§ Problem details: Print word for word the first line of the listing below and every line after it, through the line with "0.90, 0.94, 0.98]". Leave out the pictures and the rest.

§ Information supplied:
⟨
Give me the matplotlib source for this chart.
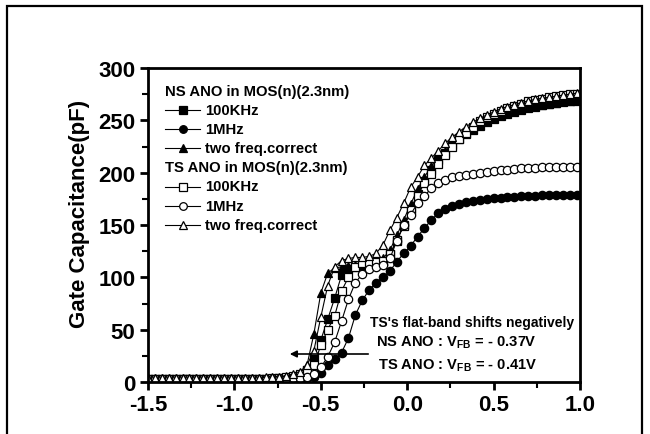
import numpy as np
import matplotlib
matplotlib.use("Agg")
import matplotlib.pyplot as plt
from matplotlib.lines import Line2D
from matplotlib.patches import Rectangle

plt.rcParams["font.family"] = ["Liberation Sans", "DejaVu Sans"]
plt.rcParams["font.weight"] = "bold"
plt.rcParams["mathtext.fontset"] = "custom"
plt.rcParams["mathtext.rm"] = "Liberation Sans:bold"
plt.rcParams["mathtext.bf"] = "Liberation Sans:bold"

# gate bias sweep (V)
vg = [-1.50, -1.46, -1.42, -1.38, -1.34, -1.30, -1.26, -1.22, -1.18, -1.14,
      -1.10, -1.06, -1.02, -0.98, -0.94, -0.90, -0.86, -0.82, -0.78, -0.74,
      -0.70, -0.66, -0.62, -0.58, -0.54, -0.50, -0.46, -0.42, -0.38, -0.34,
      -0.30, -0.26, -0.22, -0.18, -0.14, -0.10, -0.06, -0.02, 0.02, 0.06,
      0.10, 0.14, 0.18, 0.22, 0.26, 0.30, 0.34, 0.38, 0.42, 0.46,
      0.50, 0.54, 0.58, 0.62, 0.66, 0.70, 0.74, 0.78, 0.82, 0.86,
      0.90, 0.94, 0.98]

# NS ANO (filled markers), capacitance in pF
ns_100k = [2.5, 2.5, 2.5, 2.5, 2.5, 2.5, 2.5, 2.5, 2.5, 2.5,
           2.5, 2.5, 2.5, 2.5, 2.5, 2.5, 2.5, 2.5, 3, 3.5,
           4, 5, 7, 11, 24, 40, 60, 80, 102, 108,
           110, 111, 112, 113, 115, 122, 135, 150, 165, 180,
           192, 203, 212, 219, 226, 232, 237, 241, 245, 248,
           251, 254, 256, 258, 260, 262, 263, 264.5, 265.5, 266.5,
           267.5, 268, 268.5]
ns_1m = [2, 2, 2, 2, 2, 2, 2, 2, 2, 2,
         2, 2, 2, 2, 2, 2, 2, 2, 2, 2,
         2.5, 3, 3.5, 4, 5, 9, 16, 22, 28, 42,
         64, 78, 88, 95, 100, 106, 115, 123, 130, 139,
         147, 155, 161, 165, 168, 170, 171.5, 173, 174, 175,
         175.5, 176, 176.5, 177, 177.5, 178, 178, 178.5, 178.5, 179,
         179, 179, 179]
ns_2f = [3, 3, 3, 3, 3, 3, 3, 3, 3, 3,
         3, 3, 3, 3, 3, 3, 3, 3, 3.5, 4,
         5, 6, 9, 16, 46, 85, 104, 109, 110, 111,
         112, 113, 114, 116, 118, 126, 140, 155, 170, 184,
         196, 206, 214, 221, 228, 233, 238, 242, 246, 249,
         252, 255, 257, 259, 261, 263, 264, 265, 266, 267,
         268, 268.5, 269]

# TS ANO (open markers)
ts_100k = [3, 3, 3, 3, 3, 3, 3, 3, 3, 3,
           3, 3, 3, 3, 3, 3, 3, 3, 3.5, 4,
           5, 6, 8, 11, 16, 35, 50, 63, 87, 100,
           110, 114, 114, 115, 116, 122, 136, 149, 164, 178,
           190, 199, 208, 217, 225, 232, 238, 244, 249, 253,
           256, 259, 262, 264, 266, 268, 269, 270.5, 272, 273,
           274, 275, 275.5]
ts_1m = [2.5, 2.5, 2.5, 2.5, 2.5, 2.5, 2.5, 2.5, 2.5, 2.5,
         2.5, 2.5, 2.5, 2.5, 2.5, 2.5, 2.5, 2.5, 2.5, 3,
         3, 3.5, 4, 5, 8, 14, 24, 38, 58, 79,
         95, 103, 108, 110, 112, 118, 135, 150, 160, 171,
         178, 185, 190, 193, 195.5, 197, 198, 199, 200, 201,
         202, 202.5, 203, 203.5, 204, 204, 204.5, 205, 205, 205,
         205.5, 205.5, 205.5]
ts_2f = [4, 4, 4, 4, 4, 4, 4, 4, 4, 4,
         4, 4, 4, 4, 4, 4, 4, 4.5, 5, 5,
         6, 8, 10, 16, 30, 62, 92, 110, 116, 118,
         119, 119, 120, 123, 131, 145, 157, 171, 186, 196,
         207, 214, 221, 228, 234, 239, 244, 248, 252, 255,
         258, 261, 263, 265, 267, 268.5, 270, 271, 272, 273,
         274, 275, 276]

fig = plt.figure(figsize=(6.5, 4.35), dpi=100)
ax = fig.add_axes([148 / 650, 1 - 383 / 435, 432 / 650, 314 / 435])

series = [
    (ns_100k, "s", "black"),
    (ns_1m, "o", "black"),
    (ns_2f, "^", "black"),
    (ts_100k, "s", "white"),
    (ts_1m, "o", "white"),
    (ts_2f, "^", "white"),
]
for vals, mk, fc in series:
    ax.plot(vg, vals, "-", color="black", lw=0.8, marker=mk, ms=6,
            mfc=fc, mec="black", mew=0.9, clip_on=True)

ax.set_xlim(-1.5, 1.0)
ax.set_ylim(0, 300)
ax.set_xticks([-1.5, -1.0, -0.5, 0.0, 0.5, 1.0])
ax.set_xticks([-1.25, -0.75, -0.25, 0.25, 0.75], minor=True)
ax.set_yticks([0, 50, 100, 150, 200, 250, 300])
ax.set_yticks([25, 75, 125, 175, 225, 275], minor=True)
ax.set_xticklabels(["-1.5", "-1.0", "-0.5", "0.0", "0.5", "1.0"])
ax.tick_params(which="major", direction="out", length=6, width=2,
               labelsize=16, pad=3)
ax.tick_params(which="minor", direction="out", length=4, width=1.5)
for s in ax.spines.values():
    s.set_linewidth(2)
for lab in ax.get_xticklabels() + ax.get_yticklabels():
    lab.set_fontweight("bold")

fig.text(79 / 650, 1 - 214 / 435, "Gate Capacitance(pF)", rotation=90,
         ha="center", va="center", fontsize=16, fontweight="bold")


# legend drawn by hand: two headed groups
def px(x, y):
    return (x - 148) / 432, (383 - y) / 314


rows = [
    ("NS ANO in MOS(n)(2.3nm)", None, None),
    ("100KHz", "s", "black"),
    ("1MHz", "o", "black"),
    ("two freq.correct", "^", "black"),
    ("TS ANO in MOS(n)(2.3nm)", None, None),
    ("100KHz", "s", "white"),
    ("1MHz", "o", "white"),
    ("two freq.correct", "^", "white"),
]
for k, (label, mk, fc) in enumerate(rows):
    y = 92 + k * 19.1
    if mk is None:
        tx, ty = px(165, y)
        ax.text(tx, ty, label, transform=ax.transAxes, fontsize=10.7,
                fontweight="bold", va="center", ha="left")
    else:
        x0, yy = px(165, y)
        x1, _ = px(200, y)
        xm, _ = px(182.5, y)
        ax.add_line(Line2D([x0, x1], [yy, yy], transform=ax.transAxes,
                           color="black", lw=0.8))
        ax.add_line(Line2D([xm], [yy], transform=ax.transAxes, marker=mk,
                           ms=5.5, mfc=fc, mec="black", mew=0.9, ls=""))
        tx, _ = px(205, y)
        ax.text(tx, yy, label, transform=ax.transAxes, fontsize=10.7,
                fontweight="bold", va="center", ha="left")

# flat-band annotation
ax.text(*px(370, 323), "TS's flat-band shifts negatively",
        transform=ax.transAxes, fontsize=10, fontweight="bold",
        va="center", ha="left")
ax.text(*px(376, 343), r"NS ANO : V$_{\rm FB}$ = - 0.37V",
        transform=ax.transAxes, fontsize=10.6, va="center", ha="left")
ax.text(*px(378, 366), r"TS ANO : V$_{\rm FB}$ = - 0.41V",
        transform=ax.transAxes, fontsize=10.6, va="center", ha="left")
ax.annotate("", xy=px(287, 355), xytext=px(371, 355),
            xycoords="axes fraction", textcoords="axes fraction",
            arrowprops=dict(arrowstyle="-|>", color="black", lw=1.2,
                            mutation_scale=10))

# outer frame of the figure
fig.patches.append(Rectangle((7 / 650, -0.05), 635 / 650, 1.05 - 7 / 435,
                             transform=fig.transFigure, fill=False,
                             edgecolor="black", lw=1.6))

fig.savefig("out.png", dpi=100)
⟩
§ Output below:
Give me the matplotlib source for this chart.
import numpy as np
import matplotlib
matplotlib.use("Agg")
import matplotlib.pyplot as plt
from matplotlib.lines import Line2D
from matplotlib.patches import Rectangle

plt.rcParams["font.family"] = ["Liberation Sans", "DejaVu Sans"]
plt.rcParams["font.weight"] = "bold"
plt.rcParams["mathtext.fontset"] = "custom"
plt.rcParams["mathtext.rm"] = "Liberation Sans:bold"
plt.rcParams["mathtext.bf"] = "Liberation Sans:bold"

# gate bias sweep (V)
vg = [-1.50, -1.46, -1.42, -1.38, -1.34, -1.30, -1.26, -1.22, -1.18, -1.14,
      -1.10, -1.06, -1.02, -0.98, -0.94, -0.90, -0.86, -0.82, -0.78, -0.74,
      -0.70, -0.66, -0.62, -0.58, -0.54, -0.50, -0.46, -0.42, -0.38, -0.34,
      -0.30, -0.26, -0.22, -0.18, -0.14, -0.10, -0.06, -0.02, 0.02, 0.06,
      0.10, 0.14, 0.18, 0.22, 0.26, 0.30, 0.34, 0.38, 0.42, 0.46,
      0.50, 0.54, 0.58, 0.62, 0.66, 0.70, 0.74, 0.78, 0.82, 0.86,
      0.90, 0.94, 0.98]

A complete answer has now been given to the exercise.